The Daughter of Doctor Moreau
Moreno-Garcia has made a name for herself with colonial Gothic novels, and in The Daughter of Doctor Moreau, she takes a sci-fi classic and reimagines it from the point of view of Moreau’s daughter, Carlota. The setting has been moved to the Yucatán peninsula, so isolated in the 1870s that it might as well be an island. Carlota loves her life at Yaxaktun (Mayan for “green grotto”), where her father, French expatriate Moreau, uses his laboratory to create animal hybrids ostensibly to be used as labor for his patron, Mr. Lizalde. As yet, no viable workforce has been forthcoming, and Lizalde’s patience is dwindling. Carlota’s Mexican mother, and thus her origins, are shrouded in mystery, as are her father’s true motives. Englishman and mayordomo Montgomery Laughton spends his days brooding and drinking, and he sees nothing but trouble ahead when Carlota falls for Lizalde’s handsome son and heir. Meanwhile, the macehuales (indigenous rebel forces) threaten the other members of colonial society, from those of European blood like the Lizaldes to the mestizos of the Mexican melting pot.

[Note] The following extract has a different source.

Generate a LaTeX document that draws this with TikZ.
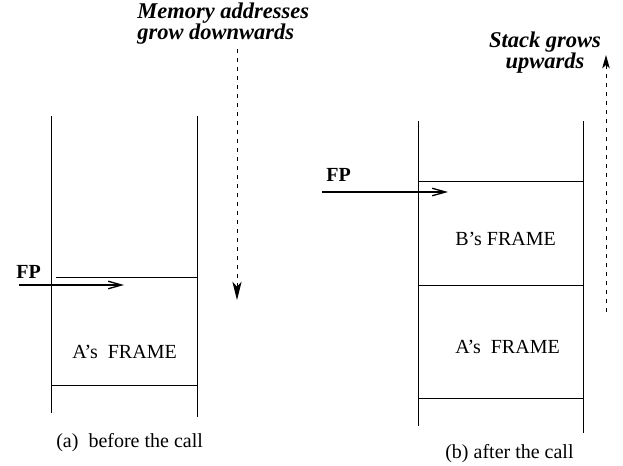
\documentclass[tikz,border=0pt]{standalone}
\usepackage{fontspec}
\setmainfont{Liberation Serif}
\usetikzlibrary{arrows.meta}

\newcommand{\hdrfont}{\fontsize{13.5}{12.4}\selectfont\lineskiplimit=-20pt\relax\bfseries\itshape}

\tikzset{
  wall/.style={line width=0.6pt},
  fparrow/.style={line width=0.8pt,-{Straight Barb[length=8pt,width=4.5pt]}},
  growarrow/.style={line width=0.6pt,dash pattern=on 2.4pt off 3pt},
  lbl/.style={inner sep=0pt,anchor=base west,font=\fontsize{12}{14}\selectfont},
  fplbl/.style={inner sep=0pt,anchor=base west,font=\fontsize{12}{14}\selectfont\bfseries},
  hdr/.style={inner sep=0pt,font=\hdrfont},
}

\begin{document}
\begin{tikzpicture}[x=0.6pt,y=-0.6pt]
  \useasboundingbox (0,0) rectangle (623,466);

  % (a) before the call
  \draw[wall] (51.5,116) -- (51.5,413);
  \draw[wall] (197,116) -- (197,417);
  \draw[wall] (56,277) -- (197,277);
  \draw[wall] (51.5,385.5) -- (197,385.5);
  \node[fplbl] (fpa) at (16,278) {FP};
  \coordinate (fpafrom) at (19,285);
  \coordinate (fpato) at (124,285);
  \draw[fparrow] (fpafrom) -- (fpato);
  \node[lbl] (framea) at (72,358) {A's\ \ FRAME};
  \node[lbl] (capa) at (56,447) {(a)\ \ before the call};

  \node[hdr,align=left,anchor=north west] (memtext) at (137,3) {Memory addresses\\grow downwards};
  \coordinate (memfrom) at (237,49);
  \coordinate (memto) at (237,300);
  \draw[growarrow,-{Stealth[length=11pt,width=5.5pt,inset=3pt]}] (memfrom) -- (memto);

  % (b) after the call
  \draw[wall] (418,121) -- (418,426);
  \draw[wall] (583,121) -- (583,433);
  \draw[wall] (419,181) -- (583,181);
  \draw[wall] (418,285.5) -- (583,285.5);
  \draw[wall] (418,398) -- (583,398);
  \node[fplbl] (fpb) at (326,181) {FP};
  \coordinate (fpbfrom) at (322,192);
  \coordinate (fpbto) at (448,192);
  \draw[fparrow] (fpbfrom) -- (fpbto);
  \node[lbl] (frameb) at (455,245) {B's FRAME};
  \node[lbl] (framea2) at (455,353) {A's\ \ FRAME};
  \node[lbl] (capb) at (445,458) {(b) after the call};

  \node[hdr,align=center,anchor=north] (stktext) at (545,32) {Stack grows\\upwards};
  \coordinate (stkfrom) at (606,312);
  \coordinate (stkto) at (606,55);
  \draw[growarrow,-{Stealth[length=8pt,width=4.5pt,inset=2pt]}] (stkfrom) -- (stkto);
\end{tikzpicture}
\end{document}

Readers may find the plot “twists,” perhaps, anything but surprising (especially if they’ve read Wells’s novel), but that doesn’t detract from enjoyability. The unique setting is refreshing and innovative while still managing to feel true to Wells’s original jungle island isolation, and pacing works well. Characterization offers more for the hybrids in Moreno-Garcia’s take; while they may exhibit fur and claws, they show far more humanity than some of the humans in this tale. Threads of religion and the cultural and caste/racial aspects of the time period/setting (which the author calls a “dizzying array”) add complexity to the pure escapism. For fans of sci-fi, colonial Gothic, and reimagined classics, Moreno-Garcia’s novel offers an engaging read.